Some did get WHMIS training, she says, but most of the training they reported getting was around clients and customer safety and safe food handling but not workplace occupational safety training.

There’s a distinct lack of occupational health and safety (OH&S) awareness from the point of arrival to Canada, she says, with most of the brochures and orientation focused on day-to-day challenges in adapting to life in Canada.

Immigrant men are twice as likely to have a work related injury requiring medical attention than Canadian men,

—Agnieszka Kosny

Institute for Work and Health

 

That is perhaps understandable, say experts, given that new arrivals face an overwhelming barrage of change, from language to culture, to getting work, to finding health care, food shopping, money, housing and navigating transportation

While the survey and ongoing research doesn’t look specifically at construction jobs the findings are applicable to almost any workplace where manual labour is involved.

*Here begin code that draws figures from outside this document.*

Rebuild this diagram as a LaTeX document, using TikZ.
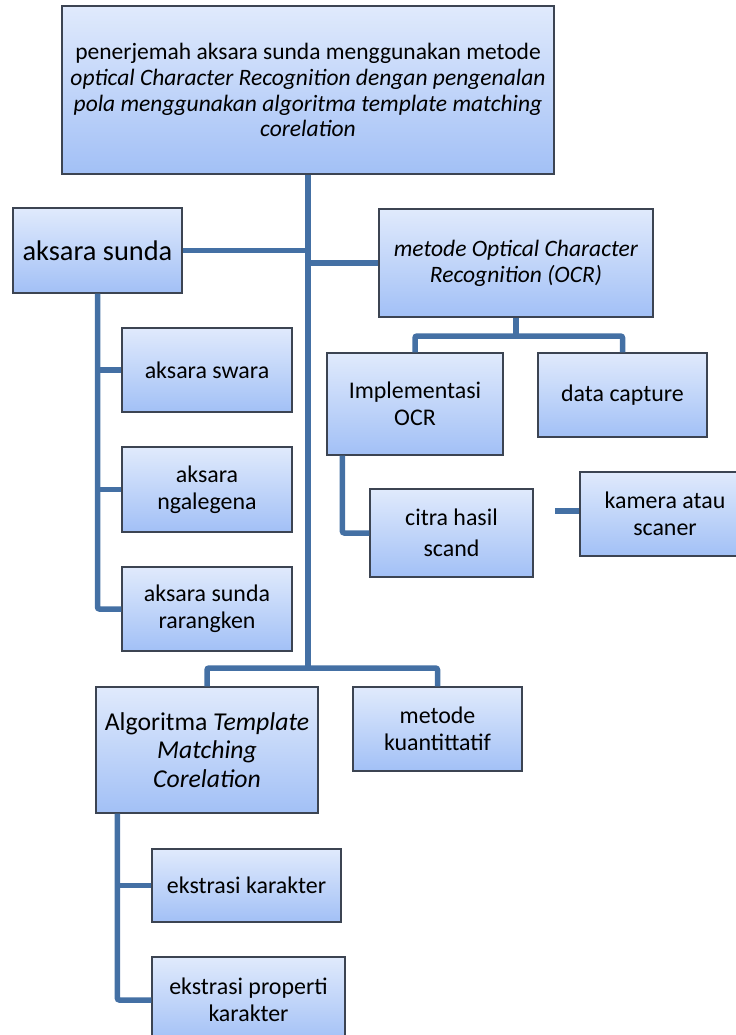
\documentclass[tikz,border=0pt]{standalone}
\usepackage{fontspec}
\setmainfont{Carlito}
\definecolor{boxtop}{RGB}{224,234,252}
\definecolor{boxbot}{RGB}{162,192,246}
\definecolor{boxline}{RGB}{60,68,82}
\definecolor{linkc}{RGB}{68,112,164}
\begin{document}
\begin{tikzpicture}[x=1bp,y=-1bp,
  box/.style={draw=boxline, line width=1.3bp, top color=boxtop, bottom color=boxbot,
              align=center, inner sep=0pt, font=\fontsize{24}{27}\selectfont},
  ftop/.style={font=\fontsize{23.6}{26}\selectfont},
  fbig/.style={font=\fontsize{28.5}{31}\selectfont},
  falgo/.style={font=\fontsize{25.8}{28.5}\selectfont},
  link/.style={draw=linkc, line width=5.5bp, rounded corners=2bp}]
\useasboundingbox (0,0) rectangle (736,1035);
\clip (0,0) rectangle (736,1035);
% nodes
\node[box, ftop, minimum width=492bp, minimum height=168bp] (top) at (308,90)
  {penerjemah aksara sunda menggunakan metode\\
   \textit{optical Character Recognition dengan pengenalan}\\
   \textit{pola menggunakan algoritma template matching}\\
   \textit{corelation}};
\node[box, fbig, minimum width=169bp, minimum height=85bp] (sunda) at (97.5,250.5) {aksara sunda};
\node[box, ftop, minimum width=274bp, minimum height=108bp] (ocr) at (516,263)
  {\textit{metode Optical Character}\\ \textit{Recognition (OCR)}};
\node[box, minimum width=170bp, minimum height=84bp] (swara) at (207,370) {aksara swara};
\node[box, minimum width=170bp, minimum height=85bp] (ngalegena) at (207,489.5) {aksara\\ ngalegena};
\node[box, minimum width=170bp, minimum height=84bp] (rarangken) at (207,609) {aksara sunda\\ rarangken};
\node[box, minimum width=176bp, minimum height=102bp] (impl) at (415,404) {Implementasi\\ OCR};
\node[box, minimum width=169bp, minimum height=84bp] (datacap) at (622.5,395) {data capture};
\node[box, font=\fontsize{24}{31}\selectfont, minimum width=163bp, minimum height=88bp] (citra) at (451.5,533) {citra hasil\\ scand};
\node[box, minimum width=170bp, minimum height=84bp] (kamera) at (665,514) {kamera atau\\ scaner};
\node[box, falgo, minimum width=222bp, minimum height=126bp] (algo) at (207,750)
  {Algoritma \textit{Template}\\ \textit{Matching}\\ \textit{Corelation}};
\node[box, minimum width=169bp, minimum height=84bp] (kuant) at (437.5,729) {metode\\ kuantittatif};
\node[box, minimum width=189bp, minimum height=73bp] (ekskar) at (246.5,885.5) {ekstrasi karakter};
\node[box, minimum width=193bp, minimum height=86bp] (eksprop) at (248.5,1000) {ekstrasi properti\\ karakter};
% junctions
\coordinate (j) at (308,668);
\coordinate (ocrj) at (516,336);
\coordinate (kfree) at (555,511);
% connectors
\draw[link] (top.south) -- (j);
\draw[link] (sunda.east) -- (sunda.east -| top.south);
\draw[link] (ocr.west) -- (ocr.west -| top.south);
\draw[link] (sunda.south) |- (rarangken.west);
\draw[link] (sunda.south |- swara.west) -- (swara.west);
\draw[link] (sunda.south |- ngalegena.west) -- (ngalegena.west);
\draw[link] (ocr.south) -- (ocrj);
\draw[link] (impl.north) |- (ocrj) -| (datacap.north);
\draw[link] ([xshift=16bp]impl.south west) |- (citra.west);
\draw[link] (kfree) -- (kfree -| kamera.west);
\draw[link] (algo.north) |- (j) -| (kuant.north);
\draw[link] ([xshift=22bp]algo.south west) |- (eksprop.west);
\draw[link] ([xshift=22bp]algo.south west |- ekskar.west) -- (ekskar.west);
\end{tikzpicture}
\end{document}
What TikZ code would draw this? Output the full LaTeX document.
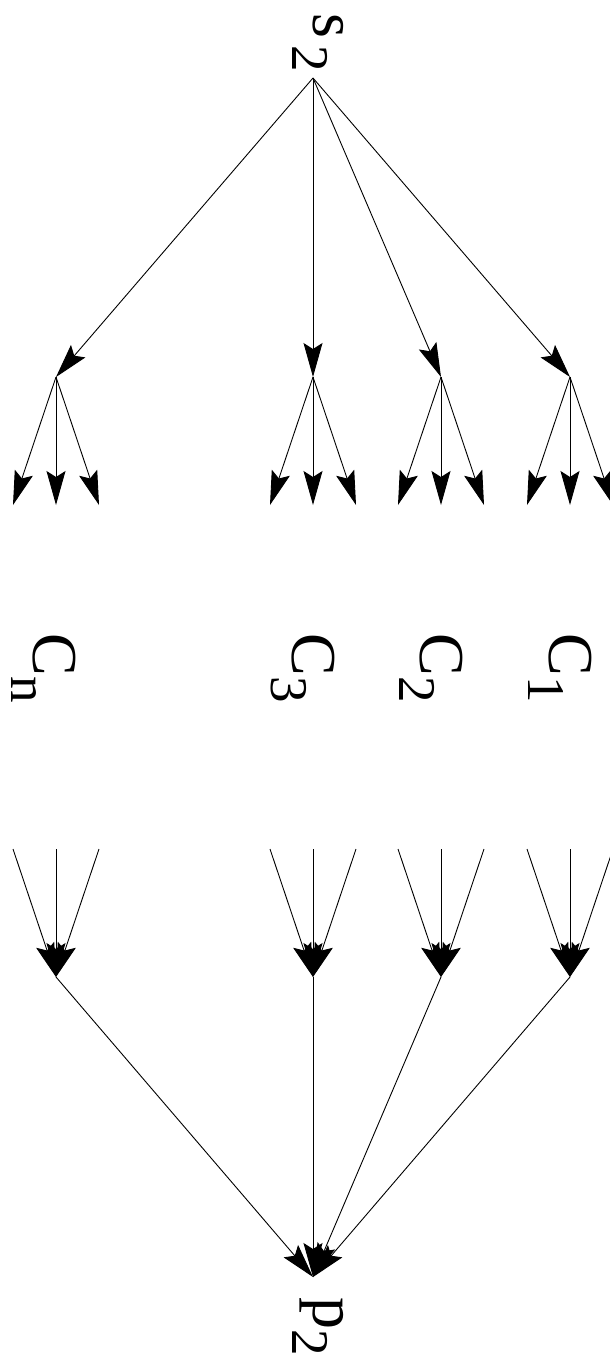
\documentclass[tikz,border=0pt]{standalone}
\usepackage{fontspec}
\setmainfont{Liberation Serif}
\usetikzlibrary{arrows.meta}
\newcommand\lsub[1]{\raisebox{-21pt}{\fontsize{53}{53}\selectfont #1}}
\begin{document}
\begin{tikzpicture}[x=1pt,y=-1pt, line width=0.9pt,
  arr/.style={-{Stealth[length=34pt,width=19pt,inset=6pt]}},
  lbl/.style={rotate=-90,inner sep=0pt,anchor=base west,font=\fontsize{64}{64}\selectfont}]
\useasboundingbox (0,0) rectangle (610,1357);
\clip (0,0) rectangle (610,1357);
\coordinate (s) at (313,78);
\coordinate (p) at (313,1277);
\foreach \i/\x in {n/56,3/313,2/441,1/570} {
  \coordinate (a\i) at (\x,377);
  \coordinate (b\i) at (\x,977);
  \foreach \k/\d in {l/-43,m/0,r/43} {
    \coordinate (t\i\k) at (\x+\d,505);
    \coordinate (u\i\k) at (\x+\d,849);
    \draw[arr] (a\i) -- (t\i\k);
    \draw[arr] (u\i\k) -- (b\i);
  }
  \draw[arr] (s) -- (a\i);
  \draw[arr] (b\i) -- (p);
}
\node[lbl] (lS) at (313,13) {s\kern7pt\lsub{2}};
\node[lbl] (lP) at (313,1297) {p\lsub{2}};
\node[lbl] (lC1) at (549,633) {C\lsub{1}};
\node[lbl] (lC2) at (420,633) {C\lsub{2}};
\node[lbl] (lC3) at (292,633) {C\lsub{3}};
\node[lbl] (lCn) at (33,633) {C\lsub{n}};
\end{tikzpicture}
\end{document}
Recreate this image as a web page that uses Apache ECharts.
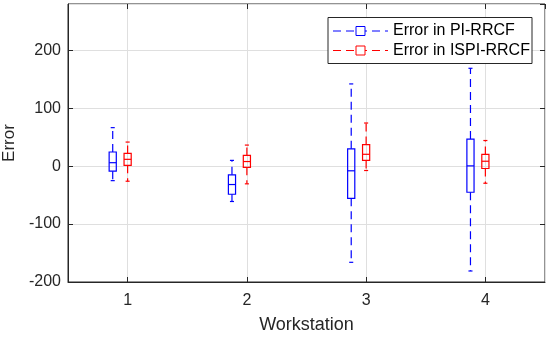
<!DOCTYPE html>
<html><head><meta charset="utf-8">
<script src="https://cdn.jsdelivr.net/npm/echarts@6/dist/echarts.min.js"></script>
<style>html,body{margin:0;padding:0;background:#fff}#c{width:550px;height:337px}</style>
</head><body><div id="c"></div>
<script>
const categories = ['1', '2', '3', '4'];
const yMinVal = -200, yMaxVal = 280, yStep = 100;

// Error in PI-RRCF (blue)
const piMin = [-25, -61, -166, -181];
const piQ1  = [-8.6, -48.5, -55.5, -45];
const piMed = [6, -31.7, -8, 0.5];
const piQ3  = [24.5, -15, 30, 46.8];
const piMax = [66.5, 10, 142, 169];

// Error in ISPI-RRCF (red)
const ispiMin = [-26, -30.5, -7.5, -29.5];
const ispiQ1  = [1.5, -2, 9.9, -4];
const ispiMed = [11.8, 8, 20.5, 8.5];
const ispiQ3  = [22, 18.5, 37.3, 20.3];
const ispiMax = [41.6, 36.4, 74.5, 44.3];

const seriesNames = ['Error in PI-RRCF', 'Error in ISPI-RRCF'];
const colors = ['#0000ff', '#ff0000'];

const FONT = '"Liberation Sans", Arial, Helvetica, sans-serif';
const AX = '#262626';

function boxSeries(name, color, offset, mins, q1s, meds, q3s, maxs) {
  const data = categories.map((c, i) => [i + 1, mins[i], q1s[i], meds[i], q3s[i], maxs[i]]);
  return {
    type: 'custom', name: name, data: data,
    encode: { x: 0, y: [1, 2, 3, 4, 5] },
    clip: false,
    renderItem: function (params, api) {
      const xv = api.value(0);
      const unit = api.size([1, 0])[0];
      const cx = api.coord([xv, 0])[0] + offset * unit;
      const y = k => api.coord([xv, api.value(k)])[1];
      const yMin = y(1), yQ1 = y(2), yMed = y(3), yQ3 = y(4), yMax = y(5);
      const hw = 0.03 * unit, cw = 0.017 * unit;
      const solid = { stroke: color, lineWidth: 1.2 };
      const dashed = { stroke: color, lineWidth: 1.2, lineDash: [8, 5] };
      return {
        type: 'group', children: [
          { type: 'line', shape: { x1: cx, y1: yQ3, x2: cx, y2: yMax }, style: dashed },
          { type: 'line', shape: { x1: cx, y1: yQ1, x2: cx, y2: yMin }, style: dashed },
          { type: 'line', shape: { x1: cx - cw, y1: yMax, x2: cx + cw, y2: yMax }, style: solid },
          { type: 'line', shape: { x1: cx - cw, y1: yMin, x2: cx + cw, y2: yMin }, style: solid },
          { type: 'rect', shape: { x: cx - hw, y: yQ3, width: 2 * hw, height: yQ1 - yQ3 }, style: { stroke: color, fill: null, lineWidth: 1.2 } },
          { type: 'line', shape: { x1: cx - hw, y1: yMed, x2: cx + hw, y2: yMed }, style: solid }
        ]
      };
    }
  };
}

const chart = echarts.init(document.getElementById('c'), null, { renderer: 'canvas' });

const legendX = 328, legendY = 17.5, legendW = 204, legendH = 46;
const rowY = [31, 50.5];
const legendGraphics = [
  { type: 'rect', shape: { x: legendX, y: legendY, width: legendW, height: legendH }, style: { fill: '#fff', stroke: AX, lineWidth: 1 }, z: 100 }
];
seriesNames.forEach((n, k) => {
  legendGraphics.push(
    { type: 'line', shape: { x1: 333, y1: rowY[k], x2: 388, y2: rowY[k] }, style: { stroke: colors[k], lineWidth: 1, lineDash: [8, 5] }, z: 101 },
    { type: 'rect', shape: { x: 356, y: rowY[k] - 4.5, width: 9, height: 9 }, style: { stroke: colors[k], fill: '#fff', lineWidth: 1 }, z: 102 },
    { type: 'text', x: 393, y: rowY[k], style: { text: n, font: '16px ' + FONT, fill: '#000', verticalAlign: 'middle', align: 'left' }, z: 102 }
  );
});

const xLabel = v => (Number.isInteger(v) && v >= 1 && v <= categories.length) ? categories[v - 1] : '';

chart.setOption({
  animation: false,
  backgroundColor: '#fff',
  grid: { left: 68, right: 5, top: 4, bottom: 55, outerBoundsMode: 'none', containLabel: false,
          show: true, borderColor: AX, borderWidth: 1, backgroundColor: 'transparent' },
  xAxis: [{
    type: 'value', min: 0.5, max: categories.length + 0.5, minInterval: 1, maxInterval: 1,
    name: 'Workstation', nameLocation: 'middle', nameGap: 34,
    nameTextStyle: { fontFamily: FONT, fontSize: 18, color: AX },
    axisLine: { onZero: false, lineStyle: { color: AX } },
    axisTick: { inside: true, length: 5, lineStyle: { color: AX } },
    axisLabel: { fontFamily: FONT, fontSize: 16, color: AX, margin: 11, showMinLabel: false, showMaxLabel: false, formatter: xLabel },
    splitLine: { show: true, lineStyle: { color: '#dfdfdf' } }
  }, {
    type: 'value', min: 0.5, max: categories.length + 0.5, minInterval: 1, maxInterval: 1, position: 'top',
    axisLine: { show: false, onZero: false }, axisLabel: { show: false }, splitLine: { show: false },
    axisTick: { inside: true, length: 5, lineStyle: { color: AX } }
  }],
  yAxis: [{
    type: 'value', min: yMinVal, max: yMaxVal, interval: yStep,
    name: 'Error', nameLocation: 'middle', nameGap: 49,
    nameTextStyle: { fontFamily: FONT, fontSize: 17, color: AX },
    axisLine: { show: true, onZero: false, lineStyle: { color: AX } },
    axisTick: { show: true, inside: true, length: 5, lineStyle: { color: AX } },
    axisLabel: { fontFamily: FONT, fontSize: 16, color: AX, margin: 7, showMaxLabel: false },
    splitLine: { show: true, lineStyle: { color: '#dfdfdf' } }
  }, {
    type: 'value', min: yMinVal, max: yMaxVal, interval: yStep, position: 'right',
    axisLine: { show: false, onZero: false }, axisLabel: { show: false }, splitLine: { show: false },
    axisTick: { show: true, inside: true, length: 5, lineStyle: { color: AX } }
  }],
  series: [
    boxSeries(seriesNames[0], colors[0], -0.125, piMin, piQ1, piMed, piQ3, piMax),
    boxSeries(seriesNames[1], colors[1], 0, ispiMin, ispiQ1, ispiMed, ispiQ3, ispiMax)
  ],
  graphic: legendGraphics
});
</script>
</body></html>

Generally, new immigrant workers are much more likely do sustain a workplace related injury in the first month, and in temporary work placements were even more likely to get hurt.

“We found immigrant men are twice as likely to have a work related injury requiring medical attention than Canadian men,” she says and some of the other findings were unsettling.

The study group was comprised of 55 per cent women with 54 per cent from the Middle East, 15 per cent from South Asia and 11 per cent from South America and the Caribbean.

They had held much more diverse and high level jobs in their home countries including engineering, education, skilled trades, business and health.

Their first jobs were generally classed as poor quality employment and more for survival than career path. Most had found those jobs through family or community connections.

Some reported being reprimanded after getting injured on the job and many reported lack of protective equipment and long hours which impacted attention span. Others reported being required to “volunteer” at jobs to gain experience with the hopes of getting hired.

The latter is an issue, the IWH reports, because volunteers aren’t usually covered under OHSA (Occupational Health and Safety Act) or WSIA (Workplace Safety and Insurance Act).

Generally, the study found, OH&S training was low level and most of the workers were not aware of Ontario regulations and laws around employment standards.

They also knew nothing of their employers’ responsibilities to ensure they were trained on any equipment, briefed on any potentially hazardous materials or what they should do if asked to do something unsafe or in the event of an injury.

Kosny says the challenge now is to inform new arrivals in Canada about their rights in the workplace and about basic OH&S requirements.

However, finding out where and when and how to educate them remains the hurdle.

“The social agencies doing orientation don’t have the budget or expertise in OH&S,” she says. “So we have to find some funding for this.”

Sending people to websites or pushing brochures into their hands isn’t an acceptable strategy, the IWH report notes and while there are good employers who take safety seriously there are too many who don’t.